In the Age of Agility, Chief Information Officers are Agents of Change and Business Transformation

What do CIOs do in the Age of Agility?

Welcome to the Age of Agility, in which new business models evolve every six months and success hinges on swift reactions to shifting currents in the marketplace.

In an environment marked by continual transformation, competitive organizations increasingly rely on the Chief Information Officer (CIO) to serve as a prime architect of fundamental change.

The emergence of the CIO as a strategic player is not surprising. At progressive companies, the CIO is one of the few senior executives with a genuinely holistic view of the enterprise, particularly those organizations that have undergone transformation in business processes and the underlying technology.
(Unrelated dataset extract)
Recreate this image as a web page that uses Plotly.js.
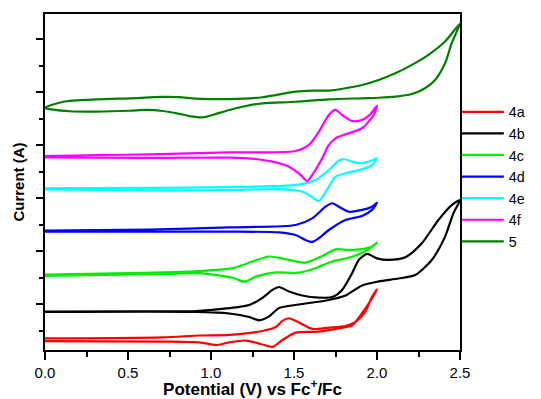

As a result, today’s CIOs are increasingly assuming leadership roles in company operations and now in the creation of new products and services and the discovery of new markets.

“CIOs are often uniquely placed within their organization to both understand the real-world transformation challenges as well as identify enterprise breakthrough opportunities,” writes Gartner Group Analyst Graham Waller. The CIOs interviewed for this executive report agree strongly with Waller’s assessment. The flow of information services into every nook and cranny of the modern corporation significantly expands the responsibilities of the CIO. The omnipresence of IT also requires the CIO to master a broad new set of cross-functional skills and capabilities.